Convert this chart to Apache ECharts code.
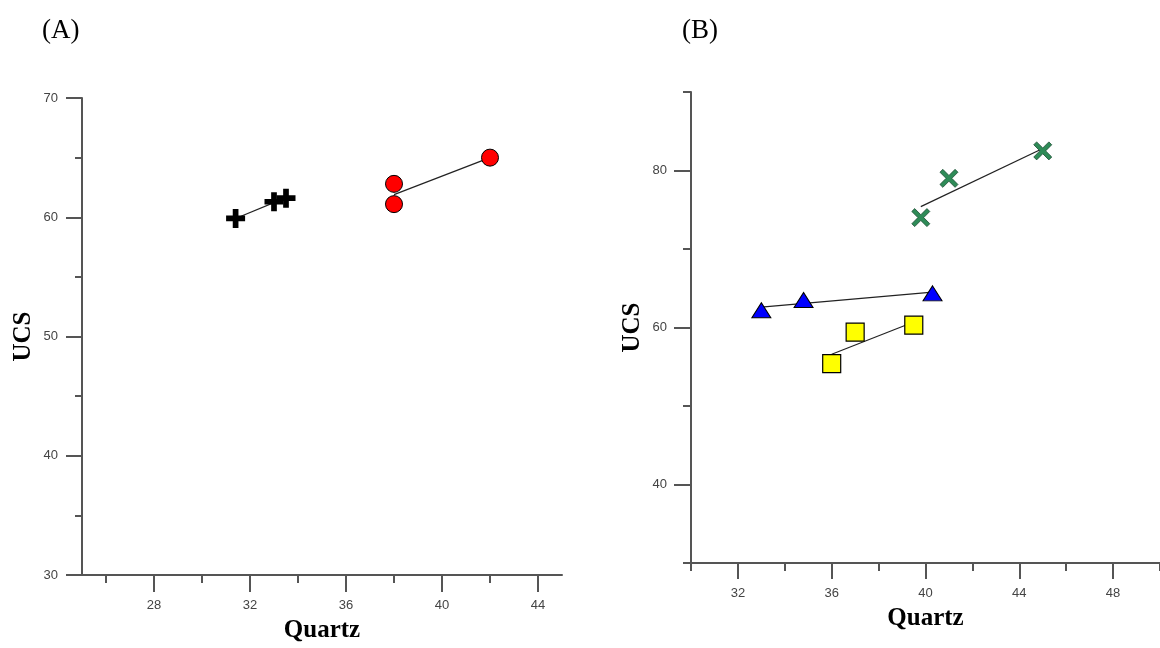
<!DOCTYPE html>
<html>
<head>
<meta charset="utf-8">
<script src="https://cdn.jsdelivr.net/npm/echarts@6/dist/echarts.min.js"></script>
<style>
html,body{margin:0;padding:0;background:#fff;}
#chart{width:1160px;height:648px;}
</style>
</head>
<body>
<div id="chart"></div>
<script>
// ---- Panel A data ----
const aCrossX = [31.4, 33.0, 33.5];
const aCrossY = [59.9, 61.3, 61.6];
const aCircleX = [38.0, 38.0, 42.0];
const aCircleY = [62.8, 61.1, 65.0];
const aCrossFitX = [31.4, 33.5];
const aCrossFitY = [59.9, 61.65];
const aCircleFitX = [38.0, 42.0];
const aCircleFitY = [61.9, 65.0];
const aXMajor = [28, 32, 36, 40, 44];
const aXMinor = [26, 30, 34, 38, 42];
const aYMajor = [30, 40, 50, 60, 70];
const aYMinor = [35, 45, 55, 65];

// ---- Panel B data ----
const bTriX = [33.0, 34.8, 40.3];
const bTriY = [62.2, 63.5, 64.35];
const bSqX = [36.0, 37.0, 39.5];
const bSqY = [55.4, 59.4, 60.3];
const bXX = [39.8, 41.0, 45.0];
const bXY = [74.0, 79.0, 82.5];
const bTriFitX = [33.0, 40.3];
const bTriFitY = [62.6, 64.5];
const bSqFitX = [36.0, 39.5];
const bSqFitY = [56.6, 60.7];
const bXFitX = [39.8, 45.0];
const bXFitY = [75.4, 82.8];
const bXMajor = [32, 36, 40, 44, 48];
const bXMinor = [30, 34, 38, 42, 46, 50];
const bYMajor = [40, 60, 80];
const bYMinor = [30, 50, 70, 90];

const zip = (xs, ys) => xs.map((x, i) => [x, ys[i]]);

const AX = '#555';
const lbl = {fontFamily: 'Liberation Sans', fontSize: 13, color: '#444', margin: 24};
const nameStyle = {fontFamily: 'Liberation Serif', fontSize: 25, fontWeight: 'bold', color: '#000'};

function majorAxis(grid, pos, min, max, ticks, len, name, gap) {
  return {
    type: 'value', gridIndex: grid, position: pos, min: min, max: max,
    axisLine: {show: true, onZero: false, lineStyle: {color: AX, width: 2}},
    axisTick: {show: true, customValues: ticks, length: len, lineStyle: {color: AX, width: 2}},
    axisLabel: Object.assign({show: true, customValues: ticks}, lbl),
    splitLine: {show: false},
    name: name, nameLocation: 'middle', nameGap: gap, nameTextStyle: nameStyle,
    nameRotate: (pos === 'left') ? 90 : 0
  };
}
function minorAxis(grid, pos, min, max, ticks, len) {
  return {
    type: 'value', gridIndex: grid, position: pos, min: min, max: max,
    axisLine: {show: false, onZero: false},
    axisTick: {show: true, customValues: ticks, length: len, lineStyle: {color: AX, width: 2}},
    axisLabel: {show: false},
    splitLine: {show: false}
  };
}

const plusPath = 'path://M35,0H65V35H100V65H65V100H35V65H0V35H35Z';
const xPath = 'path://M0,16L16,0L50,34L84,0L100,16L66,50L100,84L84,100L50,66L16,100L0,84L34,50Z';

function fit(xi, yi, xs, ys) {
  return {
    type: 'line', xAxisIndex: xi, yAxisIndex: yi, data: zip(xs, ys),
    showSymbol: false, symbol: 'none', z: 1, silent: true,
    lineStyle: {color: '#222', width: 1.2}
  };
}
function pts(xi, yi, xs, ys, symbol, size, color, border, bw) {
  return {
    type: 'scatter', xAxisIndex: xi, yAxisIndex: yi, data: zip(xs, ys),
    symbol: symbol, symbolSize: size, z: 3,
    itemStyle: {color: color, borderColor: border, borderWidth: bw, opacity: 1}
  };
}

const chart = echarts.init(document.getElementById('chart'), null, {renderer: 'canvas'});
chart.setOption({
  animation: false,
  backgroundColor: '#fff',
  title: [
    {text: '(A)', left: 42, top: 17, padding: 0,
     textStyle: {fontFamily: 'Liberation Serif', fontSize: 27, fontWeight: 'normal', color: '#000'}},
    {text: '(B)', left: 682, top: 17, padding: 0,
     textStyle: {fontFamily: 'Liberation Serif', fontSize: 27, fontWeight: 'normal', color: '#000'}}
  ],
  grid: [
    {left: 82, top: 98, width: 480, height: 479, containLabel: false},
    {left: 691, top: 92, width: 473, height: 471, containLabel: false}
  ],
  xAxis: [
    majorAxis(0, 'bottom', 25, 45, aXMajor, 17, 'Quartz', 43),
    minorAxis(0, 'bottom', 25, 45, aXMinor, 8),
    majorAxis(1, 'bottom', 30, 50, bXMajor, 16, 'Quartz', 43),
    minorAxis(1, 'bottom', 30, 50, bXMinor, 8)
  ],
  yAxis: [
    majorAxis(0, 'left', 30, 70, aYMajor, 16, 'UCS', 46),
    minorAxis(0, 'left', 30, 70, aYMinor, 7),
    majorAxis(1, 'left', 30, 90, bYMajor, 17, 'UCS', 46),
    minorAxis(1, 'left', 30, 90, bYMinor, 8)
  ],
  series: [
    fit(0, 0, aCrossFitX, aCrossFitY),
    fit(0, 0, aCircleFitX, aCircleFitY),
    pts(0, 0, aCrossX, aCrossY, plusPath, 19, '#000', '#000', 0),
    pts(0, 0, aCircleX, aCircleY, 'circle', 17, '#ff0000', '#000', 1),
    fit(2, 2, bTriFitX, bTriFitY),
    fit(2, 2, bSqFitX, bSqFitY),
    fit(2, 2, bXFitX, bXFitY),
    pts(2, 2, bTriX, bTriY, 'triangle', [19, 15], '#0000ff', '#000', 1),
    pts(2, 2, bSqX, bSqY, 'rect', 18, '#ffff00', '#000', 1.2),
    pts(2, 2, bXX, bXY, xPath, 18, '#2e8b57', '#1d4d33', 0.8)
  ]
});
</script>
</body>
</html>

═══

→ **REQUIRED TASK**
Reproduce the material in its entirety and word for word, without the pictures.

→ **TASK SOLUTION**
Convert this chart to Apache ECharts code.
<!DOCTYPE html>
<html>
<head>
<meta charset="utf-8">
<script src="https://cdn.jsdelivr.net/npm/echarts@6/dist/echarts.min.js"></script>
<style>
html,body{margin:0;padding:0;background:#fff;}
#chart{width:1160px;height:648px;}
</style>
</head>
<body>
<div id="chart"></div>
<script>
// ---- Panel A data ----
const aCrossX = [31.4, 33.0, 33.5];
const aCrossY = [59.9, 61.3, 61.6];
const aCircleX = [38.0, 38.0, 42.0];
const aCircleY = [62.8, 61.1, 65.0];
const aCrossFitX = [31.4, 33.5];
const aCrossFitY = [59.9, 61.65];
const aCircleFitX = [38.0, 42.0];
const aCircleFitY = [61.9, 65.0];
const aXMajor = [28, 32, 36, 40, 44];
const aXMinor = [26, 30, 34, 38, 42];
const aYMajor = [30, 40, 50, 60, 70];
const aYMinor = [35, 45, 55, 65];

// ---- Panel B data ----
const bTriX = [33.0, 34.8, 40.3];
const bTriY = [62.2, 63.5, 64.35];
const bSqX = [36.0, 37.0, 39.5];
const bSqY = [55.4, 59.4, 60.3];
const bXX = [39.8, 41.0, 45.0];
const bXY = [74.0, 79.0, 82.5];
const bTriFitX = [33.0, 40.3];
const bTriFitY = [62.6, 64.5];
const bSqFitX = [36.0, 39.5];
const bSqFitY = [56.6, 60.7];
const bXFitX = [39.8, 45.0];
const bXFitY = [75.4, 82.8];
const bXMajor = [32, 36, 40, 44, 48];
const bXMinor = [30, 34, 38, 42, 46, 50];
const bYMajor = [40, 60, 80];
const bYMinor = [30, 50, 70, 90];

const zip = (xs, ys) => xs.map((x, i) => [x, ys[i]]);

const AX = '#555';
const lbl = {fontFamily: 'Liberation Sans', fontSize: 13, color: '#444', margin: 24};
const nameStyle = {fontFamily: 'Liberation Serif', fontSize: 25, fontWeight: 'bold', color: '#000'};

function majorAxis(grid, pos, min, max, ticks, len, name, gap) {
  return {
    type: 'value', gridIndex: grid, position: pos, min: min, max: max,
    axisLine: {show: true, onZero: false, lineStyle: {color: AX, width: 2}},
    axisTick: {show: true, customValues: ticks, length: len, lineStyle: {color: AX, width: 2}},
    axisLabel: Object.assign({show: true, customValues: ticks}, lbl),
    splitLine: {show: false},
    name: name, nameLocation: 'middle', nameGap: gap, nameTextStyle: nameStyle,
    nameRotate: (pos === 'left') ? 90 : 0
  };
}
function minorAxis(grid, pos, min, max, ticks, len) {
  return {
    type: 'value', gridIndex: grid, position: pos, min: min, max: max,
    axisLine: {show: false, onZero: false},
    axisTick: {show: true, customValues: ticks, length: len, lineStyle: {color: AX, width: 2}},
    axisLabel: {show: false},
    splitLine: {show: false}
  };
}

const plusPath = 'path://M35,0H65V35H100V65H65V100H35V65H0V35H35Z';
const xPath = 'path://M0,16L16,0L50,34L84,0L100,16L66,50L100,84L84,100L50,66L16,100L0,84L34,50Z';

function fit(xi, yi, xs, ys) {
  return {
    type: 'line', xAxisIndex: xi, yAxisIndex: yi, data: zip(xs, ys),
    showSymbol: false, symbol: 'none', z: 1, silent: true,
    lineStyle: {color: '#222', width: 1.2}
  };
}
function pts(xi, yi, xs, ys, symbol, size, color, border, bw) {
  return {
    type: 'scatter', xAxisIndex: xi, yAxisIndex: yi, data: zip(xs, ys),
    symbol: symbol, symbolSize: size, z: 3,
    itemStyle: {color: color, borderColor: border, borderWidth: bw, opacity: 1}
  };
}

const chart = echarts.init(document.getElementById('chart'), null, {renderer: 'canvas'});
chart.setOption({
  animation: false,
  backgroundColor: '#fff',
  title: [
    {text: '(A)', left: 42, top: 17, padding: 0,
     textStyle: {fontFamily: 'Liberation Serif', fontSize: 27, fontWeight: 'normal', color: '#000'}},
    {text: '(B)', left: 682, top: 17, padding: 0,
     textStyle: {fontFamily: 'Liberation Serif', fontSize: 27, fontWeight: 'normal', color: '#000'}}
  ],
  grid: [
    {left: 82, top: 98, width: 480, height: 479, containLabel: false},
    {left: 691, top: 92, width: 473, height: 471, containLabel: false}
  ],
  xAxis: [
    majorAxis(0, 'bottom', 25, 45, aXMajor, 17, 'Quartz', 43),
    minorAxis(0, 'bottom', 25, 45, aXMinor, 8),
    majorAxis(1, 'bottom', 30, 50, bXMajor, 16, 'Quartz', 43),
    minorAxis(1, 'bottom', 30, 50, bXMinor, 8)
  ],
  yAxis: [
    majorAxis(0, 'left', 30, 70, aYMajor, 16, 'UCS', 46),
    minorAxis(0, 'left', 30, 70, aYMinor, 7),
    majorAxis(1, 'left', 30, 90, bYMajor, 17, 'UCS', 46),
    minorAxis(1, 'left', 30, 90, bYMinor, 8)
  ],
  series: [
    fit(0, 0, aCrossFitX, aCrossFitY),
    fit(0, 0, aCircleFitX, aCircleFitY),
    pts(0, 0, aCrossX, aCrossY, plusPath, 19, '#000', '#000', 0),
    pts(0, 0, aCircleX, aCircleY, 'circle', 17, '#ff0000', '#000', 1),
    fit(2, 2, bTriFitX, bTriFitY),
    fit(2, 2, bSqFitX, bSqFitY),
    fit(2, 2, bXFitX, bXFitY),
    pts(2, 2, bTriX, bTriY, 'triangle', [19, 15], '#0000ff', '#000', 1),
    pts(2, 2, bSqX, bSqY, 'rect', 18, '#ffff00', '#000', 1.2),
    pts(2, 2, bXX, bXY, xPath, 18, '#2e8b57', '#1d4d33', 0.8)
  ]
});
</script>
</body>
</html>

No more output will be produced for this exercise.